The Department of Justice has begun to investigate controversial stock trades by members of the Senate after receiving non-public briefings about the impending coronavirus pandemic, according to a new report.
CNN reported that the Federal Bureau of Investigation (FBI), which is coordinating its probe the Securities and Exchange Commission (SEC), has reached out to at least one member of Congress: Sen. Richard Burr, R-N.C. A legal expert told Salon those transactions "have the whiff of insider trading and of betrayal of the public trust — not to mention the public's health."
A lawyer for Burr, Alice Fisher, told the outlet that her client "welcomes a thorough review of the facts in this matter, which will establish that his actions were appropriate."

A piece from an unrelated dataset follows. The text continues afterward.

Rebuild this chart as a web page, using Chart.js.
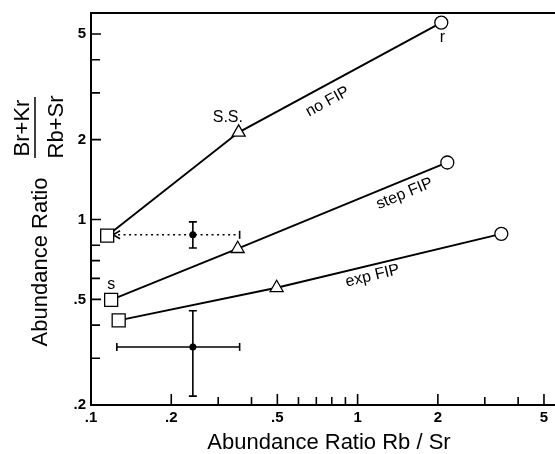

She added, "The law is clear that any American, including a senator, may participate in the stock market based on public information, as Senator Burr did. When this issue arose, Senator Burr immediately asked the Senate Ethics Committee to conduct a complete review, and he will cooperate with that review as well as any other appropriate inquiry."
As Burr publicly insisted that there was no reason to be concerned about the pandemic, he privately unloaded as much as $1.7 million in stocks from industries that would be hit hard by the pandemic.

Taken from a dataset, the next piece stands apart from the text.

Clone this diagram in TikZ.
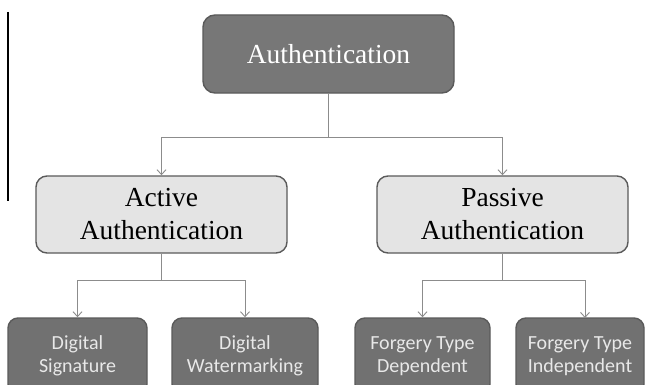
\documentclass[tikz,border=0pt]{standalone}
\usepackage{fontspec}
\setmainfont{Liberation Serif}
\newfontfamily\calib{Carlito}
\usetikzlibrary{arrows.meta}
\definecolor{darkfill}{HTML}{777777}
\definecolor{boxedge}{HTML}{5A5A5A}
\definecolor{lightfill}{HTML}{E4E4E4}
\definecolor{botfill}{HTML}{717171}
\definecolor{bottext}{HTML}{E8E8E8}
\definecolor{conn}{HTML}{8C8C8C}
\begin{document}
\begin{tikzpicture}[x=1pt,y=1pt,
  topbox/.style={draw=boxedge, fill=darkfill, rounded corners=12pt, line width=1.4pt,
    minimum width=251pt, minimum height=78pt, inner sep=0pt, text=white,
    font=\fontsize{27.5}{33}\selectfont},
  midbox/.style={draw=boxedge, fill=lightfill, rounded corners=11pt, line width=1.4pt,
    minimum width=251pt, minimum height=77pt, inner sep=0pt, text=black, align=center,
    font=\fontsize{27.5}{33}\selectfont},
  botbox/.style={draw=boxedge, fill=botfill, rounded corners=10pt, line width=1.4pt,
    minimum height=76pt, inner sep=0pt, text=bottext, align=center,
    font=\calib\fontsize{20}{23.5}\selectfont},
  conline/.style={draw=conn, line width=0.9pt},
  conarrow/.style={conline, -{Straight Barb[length=5pt,width=9pt]}}
]
\useasboundingbox (0,0) rectangle (646,384);
\fill[white] (0,0) rectangle (646,384);
% left black rule
\coordinate (ruleA) at (8,372);
\coordinate (ruleB) at (8,183);
\draw[line width=2pt] (ruleA) -- (ruleB);

\node[topbox] (auth) at (328.5,330) {Authentication};
\node[midbox] (active) at (161.5,169.5) {Active\\Authentication};
\node[midbox] (passive) at (502.5,169.5) {Passive\\Authentication};

\begin{scope}
\clip (0,0) rectangle (646,384);
\node[botbox, minimum width=139pt] (sig) at (77.5,28) {Digital\\Signature};
\node[botbox, minimum width=146pt] (wm) at (245,28) {Digital\\Watermarking};
\node[botbox, minimum width=135pt] (dep) at (422.5,28) {Forgery Type\\Dependent};
\node[botbox, minimum width=128pt] (indep) at (580,28) {Forgery Type\\Independent};
\end{scope}

% connectors from top
\coordinate (j0) at (328.5,247);
\draw[conline] (auth.south) -- (j0);
\draw[conarrow] (j0) -| (active.north);
\draw[conarrow] (j0) -| (passive.north);

% connectors from active
\coordinate (j1) at (161.5,104);
\draw[conline] (active.south) -- (j1);
\draw[conarrow] (j1) -| (sig.north);
\draw[conarrow] (j1) -| (wm.north);

% connectors from passive
\coordinate (j2) at (502.5,104);
\coordinate (indepTop) at (585,66);
\draw[conline] (passive.south) -- (j2);
\draw[conarrow] (j2) -| (dep.north);
\draw[conarrow] (j2) -| (indepTop);
\end{tikzpicture}
\end{document}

Burr is not the only senator to face scrutiny over recent stock transactions. Sen. Kelly Loeffler, R-Ga., and her husband made a series of 27 stock sales after she began receiving private reports in January about the public health crisis, according to Senate records. The couple also bought shares in a company that sells telecommuting software, stock which has seen its value rise since the beginning of the pandemic. Loeffler, who has denied wrongdoing, is married to New York Stock Exchange Chairman Jeffrey Sprecher.
Sen. Jim Inhofe, R-Ok., also began selling off stocks within days of a private briefing on the pandemic, as did Sen. Dianne Feinstein, D-Calif. Both of their offices told CNN they had not been contacted by the FBI, as did Loeffler's.
"Senator Burr's stock transactions raise more than a little suspicion," Harvard law professor Laurence Tribe told Salon by email. "They have the whiff of insider trading and of betrayal of the public trust — not to mention the public's health. Let's hope the FBI-SEC investigation into the details is fair and thorough and keep our fingers crossed that it won't be a whitewash of the sort I wouldn't be surprised to see from our highly-partisan attorney general."
Fox News host Tucker Carlson denounced Burr's stock sales last week, telling his viewers that Burr seemed to have "had inside information about what could happen to our country, which is now happening, but he didn't warn the public. He didn't give a primetime address. Didn't go on television to sound the alarm. He didn't even disavow an op-ed he had written just ten days before claiming that America was, quote, 'better prepared than ever for coronavirus.' He didn't do any of those things."
After describing how Burr dumped stocks in companies that would be impacted by the outbreak, the Fox News host concluded that "maybe there's an honest explanation for what he did. If there is, he should share it with the rest of us immediately. Otherwise, he must resign from the Senate and face prosecution for insider trading."
Carlson added, "There is no greater moral crime than betraying your country in a time of crisis. And that appears to be what happened."
But former federal prosecutor Renato Mariotti wrote in Politico last week that it would not be easy to convict Burr or a fellow senator of insider trading, noting that "the law governing it is relatively new and untested, and long experience shows that it's very difficult to separate the kind of knowledge you might get in a congressional hearing from info that any close reader could get from the news."